## Given material
::::
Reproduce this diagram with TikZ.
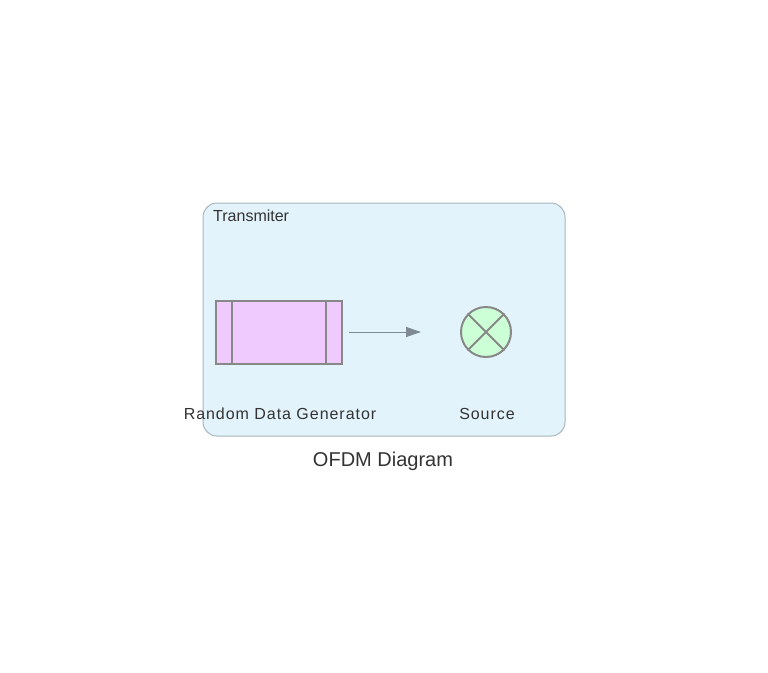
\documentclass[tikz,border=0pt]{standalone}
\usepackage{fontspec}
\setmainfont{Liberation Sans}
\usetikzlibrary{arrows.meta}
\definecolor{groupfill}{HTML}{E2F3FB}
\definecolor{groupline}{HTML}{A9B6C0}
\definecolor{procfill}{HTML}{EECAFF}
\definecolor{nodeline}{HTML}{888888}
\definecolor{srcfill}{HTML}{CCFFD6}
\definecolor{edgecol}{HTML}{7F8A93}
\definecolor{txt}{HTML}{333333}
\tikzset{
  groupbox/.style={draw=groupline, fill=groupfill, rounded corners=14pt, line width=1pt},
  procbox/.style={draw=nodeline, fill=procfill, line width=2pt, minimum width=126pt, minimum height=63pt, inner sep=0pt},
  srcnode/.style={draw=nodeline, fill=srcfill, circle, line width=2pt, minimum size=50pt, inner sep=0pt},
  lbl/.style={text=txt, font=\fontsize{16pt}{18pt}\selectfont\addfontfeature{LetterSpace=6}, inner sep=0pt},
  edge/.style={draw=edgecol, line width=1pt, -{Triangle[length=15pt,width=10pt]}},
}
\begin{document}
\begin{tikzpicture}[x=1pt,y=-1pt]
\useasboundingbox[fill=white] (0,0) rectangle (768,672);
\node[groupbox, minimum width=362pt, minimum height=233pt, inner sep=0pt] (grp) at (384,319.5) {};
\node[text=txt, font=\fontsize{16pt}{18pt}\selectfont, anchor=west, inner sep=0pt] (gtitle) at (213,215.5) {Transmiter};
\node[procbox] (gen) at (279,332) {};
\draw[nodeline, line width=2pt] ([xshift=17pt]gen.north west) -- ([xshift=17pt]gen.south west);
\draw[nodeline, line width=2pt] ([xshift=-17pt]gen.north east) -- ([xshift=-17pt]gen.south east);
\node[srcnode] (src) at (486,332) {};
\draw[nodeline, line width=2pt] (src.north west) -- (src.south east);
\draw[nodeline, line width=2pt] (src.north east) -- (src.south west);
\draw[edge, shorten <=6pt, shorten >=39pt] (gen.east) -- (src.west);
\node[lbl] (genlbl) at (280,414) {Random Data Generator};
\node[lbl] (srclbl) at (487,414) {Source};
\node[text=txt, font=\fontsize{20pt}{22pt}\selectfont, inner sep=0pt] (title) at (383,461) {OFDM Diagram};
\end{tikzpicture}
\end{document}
::::
## Exercise goal
Reproduce every line precisely as given, omitting all pictures.

## Solved exercise
Reproduce this diagram with TikZ.
\documentclass[tikz,border=0pt]{standalone}
\usepackage{fontspec}
\setmainfont{Liberation Sans}
\usetikzlibrary{arrows.meta}
\definecolor{groupfill}{HTML}{E2F3FB}
\definecolor{groupline}{HTML}{A9B6C0}
\definecolor{procfill}{HTML}{EECAFF}
\definecolor{nodeline}{HTML}{888888}
\definecolor{srcfill}{HTML}{CCFFD6}
\definecolor{edgecol}{HTML}{7F8A93}
\definecolor{txt}{HTML}{333333}
\tikzset{
  groupbox/.style={draw=groupline, fill=groupfill, rounded corners=14pt, line width=1pt},
  procbox/.style={draw=nodeline, fill=procfill, line width=2pt, minimum width=126pt, minimum height=63pt, inner sep=0pt},
  srcnode/.style={draw=nodeline, fill=srcfill, circle, line width=2pt, minimum size=50pt, inner sep=0pt},
  lbl/.style={text=txt, font=\fontsize{16pt}{18pt}\selectfont\addfontfeature{LetterSpace=6}, inner sep=0pt},
  edge/.style={draw=edgecol, line width=1pt, -{Triangle[length=15pt,width=10pt]}},
}
\begin{document}
\begin{tikzpicture}[x=1pt,y=-1pt]
\useasboundingbox[fill=white] (0,0) rectangle (768,672);
\node[groupbox, minimum width=362pt, minimum height=233pt, inner sep=0pt] (grp) at (384,319.5) {};
\node[text=txt, font=\fontsize{16pt}{18pt}\selectfont, anchor=west, inner sep=0pt] (gtitle) at (213,215.5) {Transmiter};
\node[procbox] (gen) at (279,332) {};
\draw[nodeline, line width=2pt] ([xshift=17pt]gen.north west) -- ([xshift=17pt]gen.south west);
\draw[nodeline, line width=2pt] ([xshift=-17pt]gen.north east) -- ([xshift=-17pt]gen.south east);
\node[srcnode] (src) at (486,332) {};
\draw[nodeline, line width=2pt] (src.north west) -- (src.south east);
\draw[nodeline, line width=2pt] (src.north east) -- (src.south west);
\draw[edge, shorten <=6pt, shorten >=39pt] (gen.east) -- (src.west);
\node[lbl] (genlbl) at (280,414) {Random Data Generator};
\node[lbl] (srclbl) at (487,414) {Source};
\node[text=txt, font=\fontsize{20pt}{22pt}\selectfont, inner sep=0pt] (title) at (383,461) {OFDM Diagram};
\end{tikzpicture}
\end{document}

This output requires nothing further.